I'm not sure I've fully conveyed what a tightly knit group of friends I have in Seattle...it was enough to keep us in the area last year when we were crazy enough to think about moving to Florida. Niki commented several times throughout the two years of their absence on how impossible it was to find the same kind of connections. Everywhere I go, everyone I talk to...no one has what we all have. It's by no means perfect, and we keep loosing them (Kelly and Brad!) but I am so incredibly aware of how they continually enrich and challenge my personal growth...that, and we have a shit-ton of fun together. Friends are paramount.
Last year at this same cabin which sits on a small island in the Puget Sound, I had a morning where the sea was calling me. I was sitting on the porch with a cup of coffee and Sylvia Plath (see this picture) and quite suddenly I found myself walking into the water, pajamas and all. I didn't realize until this year what the significance of the event meant, but as I stared at the sea with my mysterious Ben this last weekend, I realized that this water had baptized me. Last year, I submerged myself an emotional invalid, but as I was raised out of the water, I had reemerged as a care-giver.
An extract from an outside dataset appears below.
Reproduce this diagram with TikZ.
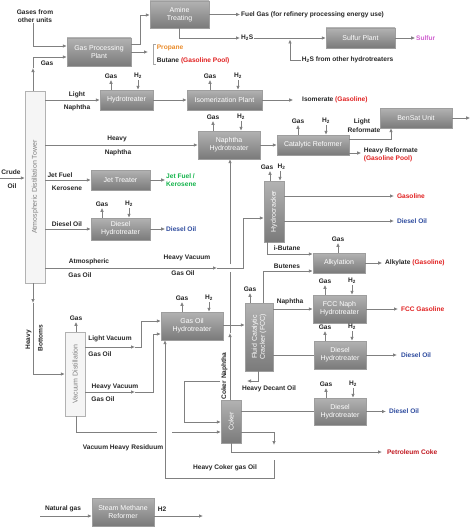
\documentclass[tikz,border=0pt]{standalone}
\usepackage{fontspec}
\setmainfont{Liberation Sans}
\usetikzlibrary{arrows.meta}
\definecolor{cOrange}{HTML}{E98B2A}
\definecolor{cRed}{HTML}{E02020}
\definecolor{cGreen}{HTML}{12B34A}
\definecolor{cBlue}{HTML}{2E4B9E}
\definecolor{cMag}{HTML}{D060D0}
\definecolor{cDark}{HTML}{C0161E}
\newcommand\lblfnt{\fontsize{6.6}{8}\selectfont\bfseries}
\newcommand\boxfnt{\fontsize{7}{8}\selectfont}
\newcommand\pbox[6]{\node[procbox, minimum width=#4pt, minimum height=#5pt] (#1) at (#2,#3) {#6};}
\newcommand\GasHy[3]{%
  \draw[flow] ([xshift=#2pt]#1.north) -- ++(0,-10) node[lbl,above]{Gas};
  \draw[flow] ([xshift=#3pt,yshift=10pt]#1.north) node[lbl,above]{H\textsubscript{2}} -- ([xshift=#3pt]#1.north);}
\newcommand\GasOnly[2]{\draw[flow] ([xshift=#2pt]#1.north) -- ++(0,-10) node[lbl,above]{Gas};}
\tikzset{
  procbox/.style={draw=black!38, top color=black!30, bottom color=black!52, text=white, font=\boxfnt, align=center, inner sep=0pt},
  towerbox/.style={draw=black!30, fill=black!4, inner sep=0pt},
  towertext/.style={rotate=90, text=black!50, font=\fontsize{7}{8}\selectfont, inner sep=0pt},
  lbl/.style={font=\lblfnt, inner sep=0.6pt, text=black!85},
  flow/.style={draw=black!50, line width=0.8pt, -{Latex[length=4pt,width=3.6pt]}},
  ln/.style={draw=black!50, line width=0.8pt},
}
\begin{document}
\begin{tikzpicture}[x=1pt,y=-1pt]
\useasboundingbox (0,0) rectangle (474,527);
% ---------- units ----------
\node[towerbox, minimum width=20pt, minimum height=192pt] (tower) at (35,187) {};
\node[towertext] at (tower.center) {Atmospheric Distillation Tower};
\node[towerbox, minimum width=20pt, minimum height=84pt] (vac) at (75,374) {};
\node[towertext] at (vac.center) {Vacuum Distillation};
\pbox{gpp}{99}{52}{64}{28}{Gas Processing\\Plant}
\pbox{amine}{179.5}{14.5}{59}{27}{Amine\\Treating}
\pbox{sulfur}{360.5}{38}{69}{20}{Sulfur Plant}
\pbox{ht}{126.5}{100}{53}{20}{Hydrotreater}
\pbox{iso}{224.5}{100}{75}{20}{Isomerization Plant}
\pbox{nht}{229}{145}{62}{28}{Naphtha\\Hydrotreater}
\pbox{cr}{313}{145}{72}{20}{Catalytic Reformer}
\pbox{bensat}{416}{118}{72}{20}{BenSat Unit}
\pbox{jet}{120.5}{180}{59}{20}{Jet Treater}
\pbox{dht1}{120.5}{229}{59}{22}{Diesel\\Hydrotreater}
\pbox{hc}{274}{211.5}{20}{61}{}
\node[rotate=90, text=white, font=\boxfnt] at (hc.center) {Hydrocracker};
\pbox{alk}{339}{263}{52}{20}{Alkylation}
\pbox{fcc}{259}{337}{28}{68}{}
\node[rotate=90, text=white, font=\boxfnt, align=center] at (fcc.center) {Fluid Catalytic\\Cracker (FCC)};
\pbox{fccnht}{339.5}{309}{53}{28}{FCC Naph\\Hydrotreater}
\pbox{dht2}{340}{355}{52}{28}{Diesel\\Hydrotreater}
\pbox{goht}{192}{326}{62}{28}{Gas Oil\\Hydrotreater}
\pbox{coker}{231}{421.5}{20}{43}{}
\node[rotate=90, text=white, font=\boxfnt] at (coker.center) {Coker};
\pbox{dht3}{340}{411.5}{52}{27}{Diesel\\Hydrotreater}
\pbox{smr}{123}{512}{62}{28}{Steam Methane\\Reformer}
% ---------- gas / H2 stubs ----------
\GasHy{ht}{-15.5}{11.5}
\GasHy{iso}{-14.5}{13.5}
\GasHy{nht}{-16}{12}
\GasHy{cr}{-15}{13}
\GasHy{dht1}{-18.5}{8.5}
\draw[flow] ([xshift=-4pt]hc.north) -- ++(0,-10) node[lbl,above,xshift=-3pt]{Gas};
\draw[flow] ([xshift=6pt,yshift=10pt]hc.north) node[lbl,above,xshift=1.5pt]{H\textsubscript{2}} -- ([xshift=6pt]hc.north);
\GasOnly{alk}{-1}
\GasOnly{fcc}{-9}
\GasHy{fccnht}{-14.5}{12.5}
\GasHy{dht2}{-15}{12}
\GasHy{goht}{-10}{17}
\GasOnly{vac}{1}
\GasHy{dht3}{-14}{13}
% ---------- crude ----------
\node[lbl] at (11,172) {Crude};
\node[lbl] at (12,186) {Oil};
\coordinate (crudein) at (0,178);
\draw[flow] (crudein) -- (tower.west |- crudein);
% ---------- gas to GPP ----------
\node[lbl, align=center] (gou) at (35,16) {Gases from\\other units};
\draw[flow] (gou.south -| 33,0) -- (33,46) -- (gpp.west |- 0,46);
\draw[flow] (tower.north -| 33,0) -- (33,68);
\draw[flow] (33,68) -- (33,57) -- (gpp.west |- 0,57);
\node[lbl] at (47,63) {Gas};
\draw[flow] (gpp.east |- 0,44) -- (140,44) -- (140,15) -- (amine.west |- 0,15);
\draw[flow] (gpp.east |- 0,52) -- (148,52);
\draw[draw=black!35, line width=0.6pt] (156,44) -- (153,44) -- (153,64) -- (156,64);
\node[lbl, anchor=west, text=cOrange] at (156,48) {Propane};
\node[lbl, anchor=west] at (156,61) {Butane \textcolor{cRed}{(Gasoline Pool)}};
% ---------- amine / sulfur ----------
\draw[flow] (amine.east) -- ++(31,0) node[lbl, anchor=west]{Fuel Gas (for refinery processing energy use)};
\draw[flow] (amine.south) -- (179.5,38) -- (240,38) node[lbl, anchor=west] (h2s) {H\textsubscript{2}S};
\draw[flow] (h2s.east) -- (sulfur.west);
\draw[flow] (sulfur.east) -- ++(20,0) node[lbl, anchor=west, text=cMag]{Sulfur};
\node[lbl, anchor=west] (h2so) at (301,60) {H\textsubscript{2}S from other hydrotreaters};
\draw[flow] (h2so.west) -- (290,60) -- (290,39.5);
% ---------- light naphtha ----------
\draw[flow] (tower.east |- ht.west) -- (ht.west);
\node[lbl] at (77,95) {Light};
\node[lbl] at (77,108) {Naphtha};
\draw[flow] (ht) -- (iso);
\draw[flow] (iso.east) -- ++(31,0) node[lbl, anchor=west, xshift=8pt]{Isomerate \textcolor{cRed}{(Gasoline)}};
% ---------- heavy naphtha ----------
\draw[flow] (tower.east |- nht.west) -- (nht.west);
\node[lbl] at (117,139) {Heavy};
\node[lbl] at (118,153) {Naphtha};
\draw[flow] (nht) -- (cr);
\draw[flow] (cr.east |- 0,139) -- (391,139) -- (bensat.south -| 391,0);
\node[lbl] at (362,122) {Light};
\node[lbl] at (364,130) {Reformate};
\draw[flow] (bensat.east) -- ++(18,0);
\draw[flow] (cr.east |- 0,153) -- ++(12,0);
\node[lbl, anchor=west] at (363,151) {Heavy Reformate};
\node[lbl, anchor=west, text=cRed] at (363,159) {(Gasoline Pool)};
% ---------- jet / diesel ----------
\draw[flow] (tower.east |- jet.west) -- (jet.west);
\node[lbl] at (60,175) {Jet Fuel};
\node[lbl] at (67,188) {Kerosene};
\draw[flow] (jet.east) -- ++(15,0) node[lbl, anchor=west, align=left, text=cGreen]{Jet Fuel /\\Kerosene};
\draw[flow] (tower.east |- dht1.west) -- (dht1.west);
\node[lbl] at (67,224) {Diesel Oil};
\draw[flow] (dht1.east) -- ++(15,0) node[lbl, anchor=west, text=cBlue]{Diesel Oil};
% ---------- atmospheric gas oil -> hydrocracker ----------
\draw[flow] (tower.east |- 0,268) -- (217,268);
\draw[flow] (217,268) -- (243,268) -- (243,218) -- (hc.west |- 0,218);
\node[lbl] at (89,262) {Atmospheric};
\node[lbl] at (80,275) {Gas Oil};
\node[lbl] at (187,258) {Heavy Vacuum};
\node[lbl] at (183,273) {Gas Oil};
\draw[flow] (hc.east |- 0,196) -- (394,196) node[lbl, anchor=west, text=cRed, xshift=2pt]{Gasoline};
\draw[flow] (hc.east |- 0,221) -- (394,221) node[lbl, anchor=west, text=cBlue, xshift=2pt]{Diesel Oil};
\draw[flow] (hc.south -| 267,0) -- (267,254) -- (alk.west |- 0,254);
\node[lbl] at (287,248) {i-Butane};
\draw[flow] (alk.east) -- ++(17,0) node[lbl, anchor=west, xshift=2pt]{Alkylate \textcolor{cRed}{(Gasoline)}};
% ---------- coker naphtha to naphtha HT ----------
\draw[flow] (coker.north -| 230,0) -- (230,333);
\draw[ln] (230,333) -- (230,272);
\draw[flow] (230,264) -- (nht.south -| 230,0);
\node[lbl, rotate=90] at (224.5,376) {Coker Naphtha};
% ---------- FCC ----------
\draw[flow] (goht.east |- 0,325) -- (fcc.west |- 0,325);
\draw[flow] (fcc.north -| 263,0) -- (263,271) -- (alk.west |- 0,271);
\node[lbl] at (287,266) {Butenes};
\draw[flow] (fcc.east |- 0,309) -- (fccnht.west |- 0,309);
\node[lbl] at (290,302) {Naphtha};
\draw[flow] (fccnht.east) -- (398,309) node[lbl, anchor=west, text=cRed, xshift=2pt]{FCC Gasoline};
\draw[ln] (fcc.east |- dht2.west) -- (dht2.west);
\draw[flow] (dht2.east) -- (397,355) node[lbl, anchor=west, text=cBlue, xshift=3pt]{Diesel Oil};
\draw[flow] (fcc.south -| 258,0) -- (258,381) -- (247,381);
\draw[flow] (220,381) -- (184,381) -- (184,422) -- (coker.west |- 0,422);
\node[lbl] at (269,389) {Heavy Decant Oil};
% ---------- coker ----------
\draw[ln] (coker.east |- dht3.west) -- (dht3.west);
\draw[flow] (dht3.east) -- (386,411.5) node[lbl, anchor=west, text=cBlue, xshift=2pt]{Diesel Oil};
\draw[flow] (coker.east |- 0,432) -- (274,432) -- (274,445);
\draw[flow] (274,460) -- (274,478) -- (165,478) -- (goht.south -| 165,0);
\node[lbl] at (225,468) {Heavy Coker gas Oil};
\draw[flow] (coker.south -| 231,0) -- (231,452) -- (382,452) node[lbl, anchor=west, text=cDark, xshift=4pt]{Petroleum Coke};
% ---------- vacuum ----------
\draw[flow] (tower.south -| 33,0) -- (33,303);
\draw[flow] (33,303) -- (33,374) -- (vac.west |- 0,374);
\node[lbl, rotate=90] at (28.5,340) {Heavy};
\node[lbl, rotate=90] at (40.5,338) {Bottoms};
\draw[flow] (vac.east |- 0,347) -- (135,347);
\draw[flow] (135,347) -- (141,347) -- (141,321) -- (goht.west |- 0,321);
\node[lbl] at (110,339) {Light Vacuum};
\node[lbl] at (100,354) {Gas Oil};
\draw[flow] (vac.east |- 0,392) -- (135,392);
\draw[flow] (135,392) -- (153,392) -- (153,334) -- (goht.west |- 0,334);
\node[lbl] at (115,387) {Heavy Vacuum};
\node[lbl] at (103,399) {Gas Oil};
\draw[ln] (vac.south -| 76,0) -- (76,432) -- (157,432);
\draw[flow] (172,432) -- (coker.west |- 0,432);
\node[lbl] at (123,448) {Vacuum Heavy Residuum};
% ---------- steam methane reformer ----------
\coordinate (ngin) at (40,516);
\draw[flow] (ngin) -- (smr.west |- ngin);
\node[lbl] at (63,509) {Natural gas};
\draw[flow] (smr.east |- 0,516) -- (203,516);
\node[lbl] at (162,509) {H2};
\end{tikzpicture}
\end{document}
Being the youngest of four, and having somewhat problematic relationships with females in the past, I had come to believe that I was no good at caring for people. However, if anything has come from the last few months with my sister and friends, it's been that I am realizing for the first time my own immense strength. It's truly amazing what you can do when you have to. I feel birthed in empowerment. I never relish people needing me, for their sake or mine, but lately, I've been able not only to handle it, but to come to rely upon my internal strength beyond what I ever knew possible. Through the thoughts and prayers and goodwill of those who love me, I've found a capable woman. I feel this to be such an important milestone as I enter what will be my childbearing and childrearing years. The process of becoming, just becoming Candace, moves me with hope and sentiment.